◆ **Task to carry out**:
Begin at the top of the entries below and write out every line through the one containing "(r0) at (923,122.5)", excluding pictures.

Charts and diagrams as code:
________________________________________

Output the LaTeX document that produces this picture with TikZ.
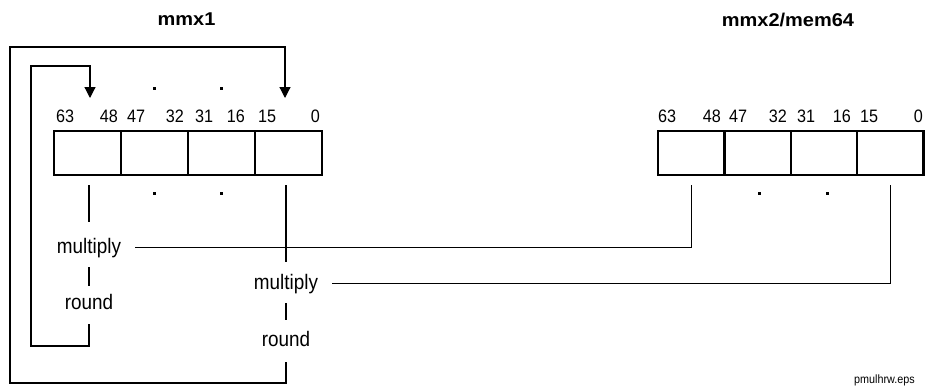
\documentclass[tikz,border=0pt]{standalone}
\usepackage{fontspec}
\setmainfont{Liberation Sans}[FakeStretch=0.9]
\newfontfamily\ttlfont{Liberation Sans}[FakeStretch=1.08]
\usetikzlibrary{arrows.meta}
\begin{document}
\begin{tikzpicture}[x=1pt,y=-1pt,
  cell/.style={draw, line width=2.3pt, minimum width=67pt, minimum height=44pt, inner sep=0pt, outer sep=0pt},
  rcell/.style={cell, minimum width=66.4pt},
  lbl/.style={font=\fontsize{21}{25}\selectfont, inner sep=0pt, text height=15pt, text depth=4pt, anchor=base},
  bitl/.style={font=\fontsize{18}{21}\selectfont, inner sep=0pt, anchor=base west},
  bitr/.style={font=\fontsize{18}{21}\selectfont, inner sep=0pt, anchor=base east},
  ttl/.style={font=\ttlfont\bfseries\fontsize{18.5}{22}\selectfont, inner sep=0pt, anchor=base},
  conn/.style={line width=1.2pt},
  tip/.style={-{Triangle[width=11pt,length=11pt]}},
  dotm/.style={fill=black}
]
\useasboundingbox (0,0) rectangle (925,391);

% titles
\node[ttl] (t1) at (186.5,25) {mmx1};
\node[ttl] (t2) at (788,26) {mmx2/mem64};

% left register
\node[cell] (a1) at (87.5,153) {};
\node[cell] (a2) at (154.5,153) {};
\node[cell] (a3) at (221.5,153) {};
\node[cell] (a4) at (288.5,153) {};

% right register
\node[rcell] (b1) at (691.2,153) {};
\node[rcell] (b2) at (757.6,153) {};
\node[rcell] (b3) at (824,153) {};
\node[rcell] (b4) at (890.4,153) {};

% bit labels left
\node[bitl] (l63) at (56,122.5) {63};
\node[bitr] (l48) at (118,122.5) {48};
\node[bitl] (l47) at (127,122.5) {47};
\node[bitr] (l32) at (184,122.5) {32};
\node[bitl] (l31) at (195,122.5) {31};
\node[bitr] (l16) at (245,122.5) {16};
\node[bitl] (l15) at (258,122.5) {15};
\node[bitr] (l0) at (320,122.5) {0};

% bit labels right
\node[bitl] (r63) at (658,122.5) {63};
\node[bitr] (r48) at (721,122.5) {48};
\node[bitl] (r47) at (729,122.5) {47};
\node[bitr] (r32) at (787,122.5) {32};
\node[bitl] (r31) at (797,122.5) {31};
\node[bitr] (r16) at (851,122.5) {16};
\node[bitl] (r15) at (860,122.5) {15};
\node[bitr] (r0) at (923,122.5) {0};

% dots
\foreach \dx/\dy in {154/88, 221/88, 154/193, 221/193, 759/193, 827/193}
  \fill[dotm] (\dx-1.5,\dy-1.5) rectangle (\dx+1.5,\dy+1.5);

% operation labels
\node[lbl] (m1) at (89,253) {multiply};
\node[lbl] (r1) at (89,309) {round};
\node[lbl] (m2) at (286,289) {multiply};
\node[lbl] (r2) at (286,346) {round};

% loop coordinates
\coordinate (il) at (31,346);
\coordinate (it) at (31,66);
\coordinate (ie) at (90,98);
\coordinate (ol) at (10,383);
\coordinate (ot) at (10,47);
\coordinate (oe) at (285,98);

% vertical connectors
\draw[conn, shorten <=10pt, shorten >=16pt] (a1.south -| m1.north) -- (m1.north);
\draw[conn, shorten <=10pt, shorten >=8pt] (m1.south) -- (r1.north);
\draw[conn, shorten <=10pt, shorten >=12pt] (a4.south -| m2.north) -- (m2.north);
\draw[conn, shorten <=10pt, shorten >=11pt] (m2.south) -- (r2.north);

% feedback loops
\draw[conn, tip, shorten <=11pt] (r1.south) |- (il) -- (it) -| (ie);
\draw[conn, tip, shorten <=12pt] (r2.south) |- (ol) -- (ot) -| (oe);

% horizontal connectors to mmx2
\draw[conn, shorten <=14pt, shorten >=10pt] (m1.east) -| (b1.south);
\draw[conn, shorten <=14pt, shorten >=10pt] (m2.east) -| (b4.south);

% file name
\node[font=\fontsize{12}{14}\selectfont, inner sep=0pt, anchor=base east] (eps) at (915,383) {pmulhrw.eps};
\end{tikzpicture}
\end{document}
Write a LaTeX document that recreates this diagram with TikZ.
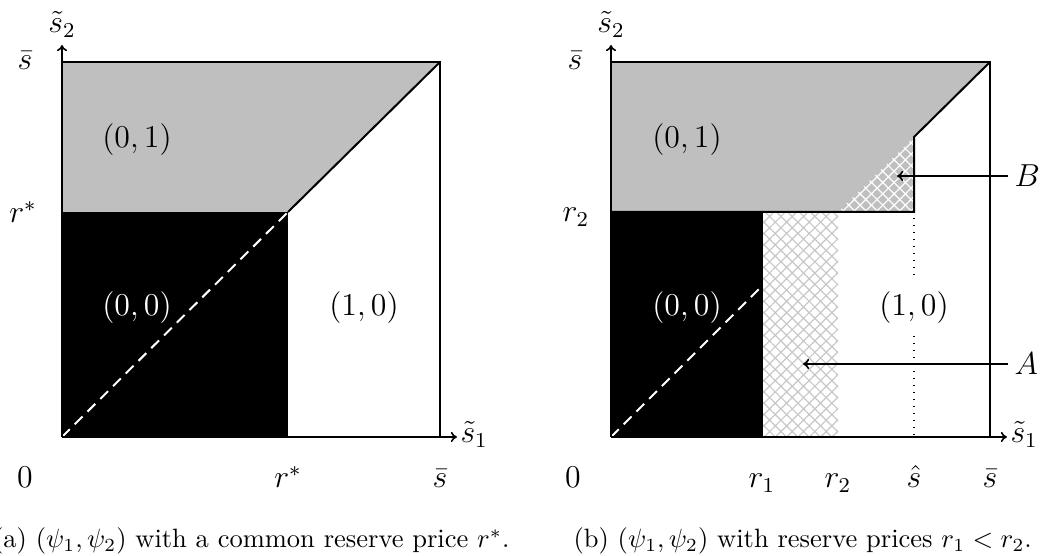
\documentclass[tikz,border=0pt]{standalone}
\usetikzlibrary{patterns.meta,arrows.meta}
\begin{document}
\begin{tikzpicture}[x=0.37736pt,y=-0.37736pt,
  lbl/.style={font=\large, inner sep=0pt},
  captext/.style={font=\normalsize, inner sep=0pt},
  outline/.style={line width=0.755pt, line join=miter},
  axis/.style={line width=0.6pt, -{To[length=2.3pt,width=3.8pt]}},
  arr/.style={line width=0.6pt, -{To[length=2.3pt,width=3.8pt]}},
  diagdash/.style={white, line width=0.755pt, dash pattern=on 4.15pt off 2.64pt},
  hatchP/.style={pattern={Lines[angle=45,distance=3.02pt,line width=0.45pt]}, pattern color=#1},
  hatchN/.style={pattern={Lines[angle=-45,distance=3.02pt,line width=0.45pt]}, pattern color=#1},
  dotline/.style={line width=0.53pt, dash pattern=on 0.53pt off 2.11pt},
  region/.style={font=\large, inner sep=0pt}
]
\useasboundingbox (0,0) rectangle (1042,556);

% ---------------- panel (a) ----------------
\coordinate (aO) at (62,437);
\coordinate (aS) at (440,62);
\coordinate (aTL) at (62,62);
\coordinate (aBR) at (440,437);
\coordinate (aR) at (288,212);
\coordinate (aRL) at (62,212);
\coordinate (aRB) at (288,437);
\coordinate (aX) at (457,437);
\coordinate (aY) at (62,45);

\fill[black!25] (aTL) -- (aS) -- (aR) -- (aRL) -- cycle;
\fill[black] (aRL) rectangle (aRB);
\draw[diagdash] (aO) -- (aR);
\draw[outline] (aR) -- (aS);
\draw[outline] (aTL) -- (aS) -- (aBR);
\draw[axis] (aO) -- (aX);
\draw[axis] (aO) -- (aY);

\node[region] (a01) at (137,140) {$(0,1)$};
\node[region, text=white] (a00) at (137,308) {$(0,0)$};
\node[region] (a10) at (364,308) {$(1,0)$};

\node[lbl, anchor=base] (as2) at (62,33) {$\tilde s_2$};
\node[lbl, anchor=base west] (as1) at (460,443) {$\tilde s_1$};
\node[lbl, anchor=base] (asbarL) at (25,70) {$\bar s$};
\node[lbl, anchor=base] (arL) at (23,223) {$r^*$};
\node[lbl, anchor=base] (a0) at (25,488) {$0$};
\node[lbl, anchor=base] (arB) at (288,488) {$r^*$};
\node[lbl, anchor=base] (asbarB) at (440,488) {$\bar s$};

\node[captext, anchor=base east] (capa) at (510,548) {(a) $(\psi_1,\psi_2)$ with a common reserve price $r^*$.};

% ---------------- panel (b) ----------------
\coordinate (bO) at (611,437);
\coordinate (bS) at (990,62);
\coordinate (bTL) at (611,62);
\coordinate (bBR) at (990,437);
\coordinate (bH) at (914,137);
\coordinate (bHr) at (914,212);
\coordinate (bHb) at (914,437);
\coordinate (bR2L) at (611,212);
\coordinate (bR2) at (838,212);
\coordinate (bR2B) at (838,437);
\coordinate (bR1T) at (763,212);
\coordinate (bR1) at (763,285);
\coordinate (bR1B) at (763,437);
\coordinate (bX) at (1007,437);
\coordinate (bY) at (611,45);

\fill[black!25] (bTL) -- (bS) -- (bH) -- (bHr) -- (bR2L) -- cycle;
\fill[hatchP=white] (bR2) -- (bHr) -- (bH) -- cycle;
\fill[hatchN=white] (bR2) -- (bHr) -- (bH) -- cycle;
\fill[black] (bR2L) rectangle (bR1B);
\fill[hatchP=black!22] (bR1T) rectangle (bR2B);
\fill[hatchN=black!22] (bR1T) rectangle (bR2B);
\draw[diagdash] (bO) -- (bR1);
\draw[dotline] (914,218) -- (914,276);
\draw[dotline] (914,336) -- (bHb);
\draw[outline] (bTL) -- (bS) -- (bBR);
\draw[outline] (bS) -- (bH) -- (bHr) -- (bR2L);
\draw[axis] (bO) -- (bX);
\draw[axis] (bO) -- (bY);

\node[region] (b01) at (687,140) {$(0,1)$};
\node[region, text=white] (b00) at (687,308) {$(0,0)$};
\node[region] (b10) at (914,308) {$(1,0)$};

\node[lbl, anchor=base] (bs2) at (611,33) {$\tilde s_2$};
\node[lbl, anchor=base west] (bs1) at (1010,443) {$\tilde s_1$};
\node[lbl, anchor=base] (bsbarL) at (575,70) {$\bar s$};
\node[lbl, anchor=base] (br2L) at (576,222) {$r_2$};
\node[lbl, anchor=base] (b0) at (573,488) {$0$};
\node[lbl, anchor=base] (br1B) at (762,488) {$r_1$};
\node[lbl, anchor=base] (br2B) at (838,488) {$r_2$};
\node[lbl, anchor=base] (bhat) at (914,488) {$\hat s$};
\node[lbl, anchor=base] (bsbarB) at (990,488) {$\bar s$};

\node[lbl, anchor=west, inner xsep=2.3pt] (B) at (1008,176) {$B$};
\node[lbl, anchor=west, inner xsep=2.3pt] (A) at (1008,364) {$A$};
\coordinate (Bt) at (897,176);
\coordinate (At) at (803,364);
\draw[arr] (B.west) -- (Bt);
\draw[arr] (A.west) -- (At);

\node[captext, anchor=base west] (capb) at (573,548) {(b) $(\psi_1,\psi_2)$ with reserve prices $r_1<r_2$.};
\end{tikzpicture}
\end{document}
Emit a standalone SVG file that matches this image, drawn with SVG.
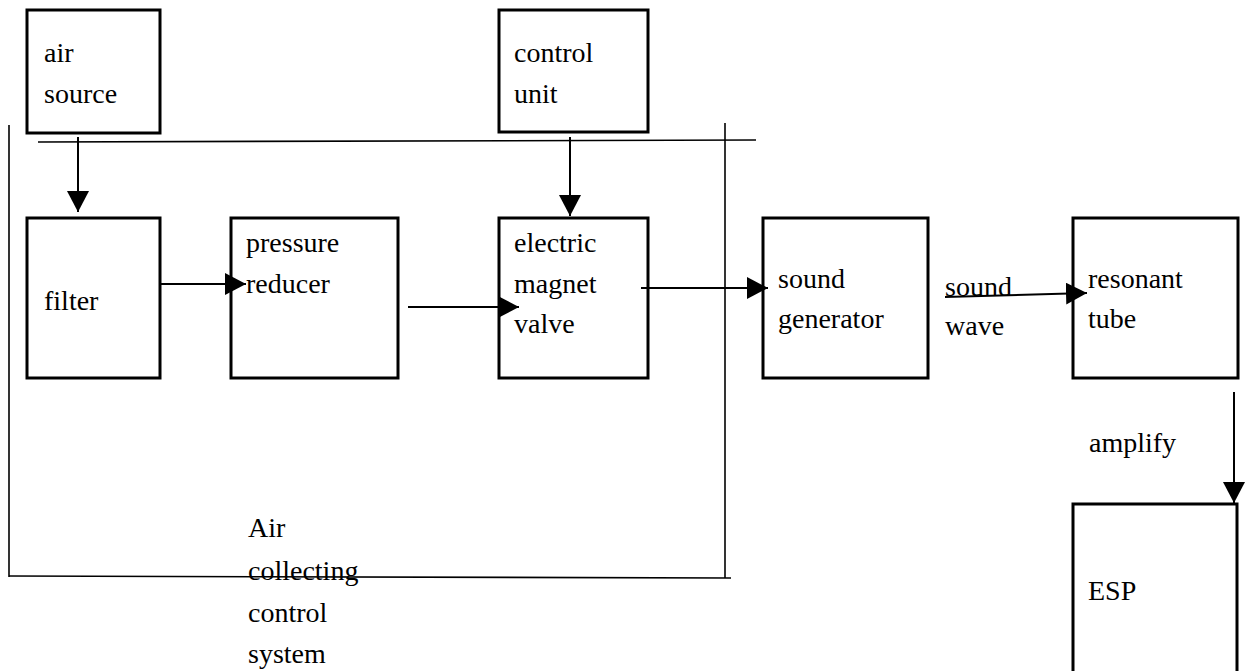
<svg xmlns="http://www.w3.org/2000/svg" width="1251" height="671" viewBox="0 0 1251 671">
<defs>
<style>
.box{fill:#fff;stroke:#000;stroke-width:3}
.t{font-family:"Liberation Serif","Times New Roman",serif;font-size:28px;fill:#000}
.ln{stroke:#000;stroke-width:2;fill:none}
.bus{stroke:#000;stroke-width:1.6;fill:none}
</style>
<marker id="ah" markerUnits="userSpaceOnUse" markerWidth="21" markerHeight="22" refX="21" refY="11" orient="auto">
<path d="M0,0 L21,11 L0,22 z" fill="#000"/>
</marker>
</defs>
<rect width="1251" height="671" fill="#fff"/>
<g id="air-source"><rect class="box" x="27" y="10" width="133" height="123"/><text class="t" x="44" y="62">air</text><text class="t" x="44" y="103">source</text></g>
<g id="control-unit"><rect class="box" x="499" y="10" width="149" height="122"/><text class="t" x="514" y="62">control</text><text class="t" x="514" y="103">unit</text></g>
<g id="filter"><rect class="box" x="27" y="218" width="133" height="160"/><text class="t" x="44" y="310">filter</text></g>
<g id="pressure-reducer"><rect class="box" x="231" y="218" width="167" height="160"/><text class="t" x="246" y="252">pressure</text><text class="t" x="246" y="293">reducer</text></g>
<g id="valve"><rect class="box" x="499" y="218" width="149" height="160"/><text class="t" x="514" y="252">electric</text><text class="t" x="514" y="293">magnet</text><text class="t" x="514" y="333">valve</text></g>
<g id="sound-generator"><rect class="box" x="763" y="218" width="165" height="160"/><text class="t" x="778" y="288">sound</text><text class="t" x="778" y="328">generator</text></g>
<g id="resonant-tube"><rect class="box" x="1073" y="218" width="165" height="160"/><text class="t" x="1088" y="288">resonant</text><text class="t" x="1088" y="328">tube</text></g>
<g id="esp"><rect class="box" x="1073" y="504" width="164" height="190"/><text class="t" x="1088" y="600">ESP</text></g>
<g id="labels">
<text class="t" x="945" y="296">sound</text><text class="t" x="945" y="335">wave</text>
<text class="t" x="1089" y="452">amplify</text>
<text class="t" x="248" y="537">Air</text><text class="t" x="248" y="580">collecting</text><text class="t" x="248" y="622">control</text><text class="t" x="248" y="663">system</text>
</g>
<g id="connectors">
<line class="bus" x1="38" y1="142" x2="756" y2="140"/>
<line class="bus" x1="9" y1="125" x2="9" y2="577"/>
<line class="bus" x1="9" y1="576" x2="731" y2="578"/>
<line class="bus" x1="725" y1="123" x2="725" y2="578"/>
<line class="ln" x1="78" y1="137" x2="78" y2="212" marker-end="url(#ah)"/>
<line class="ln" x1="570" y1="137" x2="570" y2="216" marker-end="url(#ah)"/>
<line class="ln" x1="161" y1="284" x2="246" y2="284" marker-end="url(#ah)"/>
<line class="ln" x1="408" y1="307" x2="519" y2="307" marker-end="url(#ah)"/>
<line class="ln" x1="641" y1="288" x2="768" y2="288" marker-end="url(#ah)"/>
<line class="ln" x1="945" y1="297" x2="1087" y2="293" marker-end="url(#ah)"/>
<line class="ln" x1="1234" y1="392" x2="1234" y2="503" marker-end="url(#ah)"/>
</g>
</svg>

________________________________________

◆ **Output for this exercise**:
Output the LaTeX document that produces this picture with TikZ.
\documentclass[tikz,border=0pt]{standalone}
\usepackage{fontspec}
\setmainfont{Liberation Sans}[FakeStretch=0.9]
\newfontfamily\ttlfont{Liberation Sans}[FakeStretch=1.08]
\usetikzlibrary{arrows.meta}
\begin{document}
\begin{tikzpicture}[x=1pt,y=-1pt,
  cell/.style={draw, line width=2.3pt, minimum width=67pt, minimum height=44pt, inner sep=0pt, outer sep=0pt},
  rcell/.style={cell, minimum width=66.4pt},
  lbl/.style={font=\fontsize{21}{25}\selectfont, inner sep=0pt, text height=15pt, text depth=4pt, anchor=base},
  bitl/.style={font=\fontsize{18}{21}\selectfont, inner sep=0pt, anchor=base west},
  bitr/.style={font=\fontsize{18}{21}\selectfont, inner sep=0pt, anchor=base east},
  ttl/.style={font=\ttlfont\bfseries\fontsize{18.5}{22}\selectfont, inner sep=0pt, anchor=base},
  conn/.style={line width=1.2pt},
  tip/.style={-{Triangle[width=11pt,length=11pt]}},
  dotm/.style={fill=black}
]
\useasboundingbox (0,0) rectangle (925,391);

% titles
\node[ttl] (t1) at (186.5,25) {mmx1};
\node[ttl] (t2) at (788,26) {mmx2/mem64};

% left register
\node[cell] (a1) at (87.5,153) {};
\node[cell] (a2) at (154.5,153) {};
\node[cell] (a3) at (221.5,153) {};
\node[cell] (a4) at (288.5,153) {};

% right register
\node[rcell] (b1) at (691.2,153) {};
\node[rcell] (b2) at (757.6,153) {};
\node[rcell] (b3) at (824,153) {};
\node[rcell] (b4) at (890.4,153) {};

% bit labels left
\node[bitl] (l63) at (56,122.5) {63};
\node[bitr] (l48) at (118,122.5) {48};
\node[bitl] (l47) at (127,122.5) {47};
\node[bitr] (l32) at (184,122.5) {32};
\node[bitl] (l31) at (195,122.5) {31};
\node[bitr] (l16) at (245,122.5) {16};
\node[bitl] (l15) at (258,122.5) {15};
\node[bitr] (l0) at (320,122.5) {0};

% bit labels right
\node[bitl] (r63) at (658,122.5) {63};
\node[bitr] (r48) at (721,122.5) {48};
\node[bitl] (r47) at (729,122.5) {47};
\node[bitr] (r32) at (787,122.5) {32};
\node[bitl] (r31) at (797,122.5) {31};
\node[bitr] (r16) at (851,122.5) {16};
\node[bitl] (r15) at (860,122.5) {15};
\node[bitr] (r0) at (923,122.5) {0};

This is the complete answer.